- Your goal:
Print the listing in its entirety and exactly, leaving out images.

---------- Supplied data ----------

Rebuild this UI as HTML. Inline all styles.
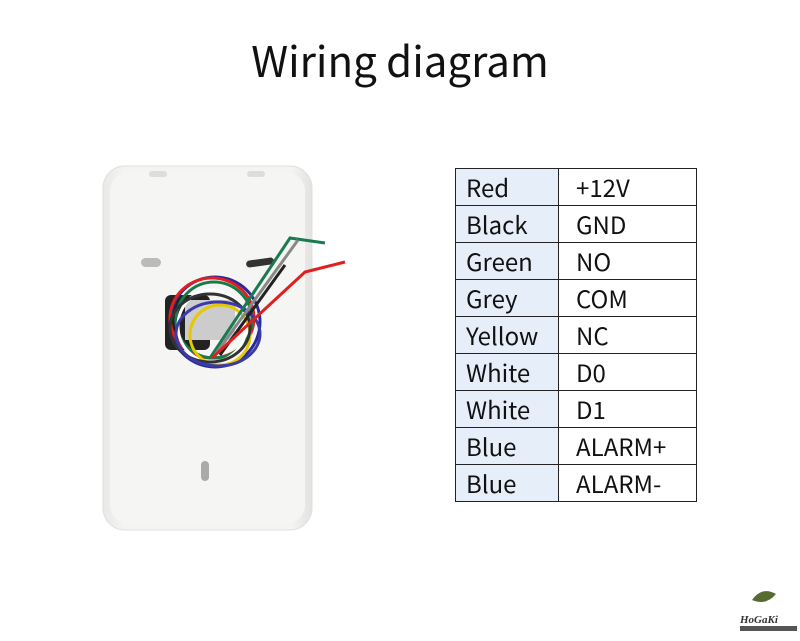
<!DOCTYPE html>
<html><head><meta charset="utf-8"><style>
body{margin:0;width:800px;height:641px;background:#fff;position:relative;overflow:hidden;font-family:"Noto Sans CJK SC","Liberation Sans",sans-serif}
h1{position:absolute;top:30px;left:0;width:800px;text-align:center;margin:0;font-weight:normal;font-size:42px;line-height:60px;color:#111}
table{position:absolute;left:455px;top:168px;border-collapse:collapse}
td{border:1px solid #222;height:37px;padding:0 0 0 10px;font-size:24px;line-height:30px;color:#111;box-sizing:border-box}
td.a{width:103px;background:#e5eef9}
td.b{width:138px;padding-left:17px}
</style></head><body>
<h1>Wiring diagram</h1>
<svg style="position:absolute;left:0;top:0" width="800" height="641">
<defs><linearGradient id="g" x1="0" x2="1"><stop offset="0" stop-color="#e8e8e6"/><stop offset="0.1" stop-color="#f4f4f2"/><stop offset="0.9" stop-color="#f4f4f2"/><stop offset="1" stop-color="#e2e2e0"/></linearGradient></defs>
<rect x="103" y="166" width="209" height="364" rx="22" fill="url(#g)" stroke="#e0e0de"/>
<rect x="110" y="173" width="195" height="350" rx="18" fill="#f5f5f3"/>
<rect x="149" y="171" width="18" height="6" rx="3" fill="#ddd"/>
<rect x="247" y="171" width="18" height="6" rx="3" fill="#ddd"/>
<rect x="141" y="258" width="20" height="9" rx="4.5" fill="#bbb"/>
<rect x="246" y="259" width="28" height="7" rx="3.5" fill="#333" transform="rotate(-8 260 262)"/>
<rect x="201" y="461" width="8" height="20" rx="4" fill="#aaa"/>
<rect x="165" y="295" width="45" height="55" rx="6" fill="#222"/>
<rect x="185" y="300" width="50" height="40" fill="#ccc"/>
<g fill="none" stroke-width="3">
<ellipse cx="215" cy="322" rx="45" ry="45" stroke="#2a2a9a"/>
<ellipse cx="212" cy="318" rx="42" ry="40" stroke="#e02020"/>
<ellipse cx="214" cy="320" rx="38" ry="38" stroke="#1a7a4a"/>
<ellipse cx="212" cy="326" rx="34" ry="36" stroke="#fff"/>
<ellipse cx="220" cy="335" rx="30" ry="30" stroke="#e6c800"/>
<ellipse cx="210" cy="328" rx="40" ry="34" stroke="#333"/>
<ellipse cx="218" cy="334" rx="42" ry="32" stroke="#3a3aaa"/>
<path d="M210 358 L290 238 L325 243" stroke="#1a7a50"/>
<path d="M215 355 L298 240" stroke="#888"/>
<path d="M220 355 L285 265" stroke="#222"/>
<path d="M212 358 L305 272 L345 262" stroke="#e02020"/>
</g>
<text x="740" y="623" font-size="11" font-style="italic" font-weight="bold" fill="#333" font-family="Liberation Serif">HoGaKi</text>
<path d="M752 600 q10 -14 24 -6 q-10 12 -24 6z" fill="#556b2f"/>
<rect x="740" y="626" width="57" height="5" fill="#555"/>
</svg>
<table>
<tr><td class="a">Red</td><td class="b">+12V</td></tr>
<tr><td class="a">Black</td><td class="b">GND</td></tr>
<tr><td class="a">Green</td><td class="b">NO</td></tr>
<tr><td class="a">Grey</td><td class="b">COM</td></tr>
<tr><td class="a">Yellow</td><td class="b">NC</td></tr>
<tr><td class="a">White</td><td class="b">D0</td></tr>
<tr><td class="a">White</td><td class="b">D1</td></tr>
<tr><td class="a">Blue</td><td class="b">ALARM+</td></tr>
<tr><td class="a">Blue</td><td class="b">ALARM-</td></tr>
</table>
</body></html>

----------

- Answer to the exercise:
Rebuild this UI as HTML. Inline all styles.
<!DOCTYPE html>
<html><head><meta charset="utf-8"><style>
body{margin:0;width:800px;height:641px;background:#fff;position:relative;overflow:hidden;font-family:"Noto Sans CJK SC","Liberation Sans",sans-serif}
h1{position:absolute;top:30px;left:0;width:800px;text-align:center;margin:0;font-weight:normal;font-size:42px;line-height:60px;color:#111}
table{position:absolute;left:455px;top:168px;border-collapse:collapse}
td{border:1px solid #222;height:37px;padding:0 0 0 10px;font-size:24px;line-height:30px;color:#111;box-sizing:border-box}
td.a{width:103px;background:#e5eef9}
td.b{width:138px;padding-left:17px}
</style></head><body>
<h1>Wiring diagram</h1>
<svg style="position:absolute;left:0;top:0" width="800" height="641">
<defs><linearGradient id="g" x1="0" x2="1"><stop offset="0" stop-color="#e8e8e6"/><stop offset="0.1" stop-color="#f4f4f2"/><stop offset="0.9" stop-color="#f4f4f2"/><stop offset="1" stop-color="#e2e2e0"/></linearGradient></defs>
<rect x="103" y="166" width="209" height="364" rx="22" fill="url(#g)" stroke="#e0e0de"/>
<rect x="110" y="173" width="195" height="350" rx="18" fill="#f5f5f3"/>
<rect x="149" y="171" width="18" height="6" rx="3" fill="#ddd"/>
<rect x="247" y="171" width="18" height="6" rx="3" fill="#ddd"/>
<rect x="141" y="258" width="20" height="9" rx="4.5" fill="#bbb"/>
<rect x="246" y="259" width="28" height="7" rx="3.5" fill="#333" transform="rotate(-8 260 262)"/>
<rect x="201" y="461" width="8" height="20" rx="4" fill="#aaa"/>
<rect x="165" y="295" width="45" height="55" rx="6" fill="#222"/>
<rect x="185" y="300" width="50" height="40" fill="#ccc"/>
<g fill="none" stroke-width="3">
<ellipse cx="215" cy="322" rx="45" ry="45" stroke="#2a2a9a"/>
<ellipse cx="212" cy="318" rx="42" ry="40" stroke="#e02020"/>
<ellipse cx="214" cy="320" rx="38" ry="38" stroke="#1a7a4a"/>
<ellipse cx="212" cy="326" rx="34" ry="36" stroke="#fff"/>
<ellipse cx="220" cy="335" rx="30" ry="30" stroke="#e6c800"/>
<ellipse cx="210" cy="328" rx="40" ry="34" stroke="#333"/>
<ellipse cx="218" cy="334" rx="42" ry="32" stroke="#3a3aaa"/>
<path d="M210 358 L290 238 L325 243" stroke="#1a7a50"/>
<path d="M215 355 L298 240" stroke="#888"/>
<path d="M220 355 L285 265" stroke="#222"/>
<path d="M212 358 L305 272 L345 262" stroke="#e02020"/>
</g>
<text x="740" y="623" font-size="11" font-style="italic" font-weight="bold" fill="#333" font-family="Liberation Serif">HoGaKi</text>
<path d="M752 600 q10 -14 24 -6 q-10 12 -24 6z" fill="#556b2f"/>
<rect x="740" y="626" width="57" height="5" fill="#555"/>
</svg>
<table>
<tr><td class="a">Red</td><td class="b">+12V</td></tr>
<tr><td class="a">Black</td><td class="b">GND</td></tr>
<tr><td class="a">Green</td><td class="b">NO</td></tr>
<tr><td class="a">Grey</td><td class="b">COM</td></tr>
<tr><td class="a">Yellow</td><td class="b">NC</td></tr>
<tr><td class="a">White</td><td class="b">D0</td></tr>
<tr><td class="a">White</td><td class="b">D1</td></tr>
<tr><td class="a">Blue</td><td class="b">ALARM+</td></tr>
<tr><td class="a">Blue</td><td class="b">ALARM-</td></tr>
</table>
</body></html>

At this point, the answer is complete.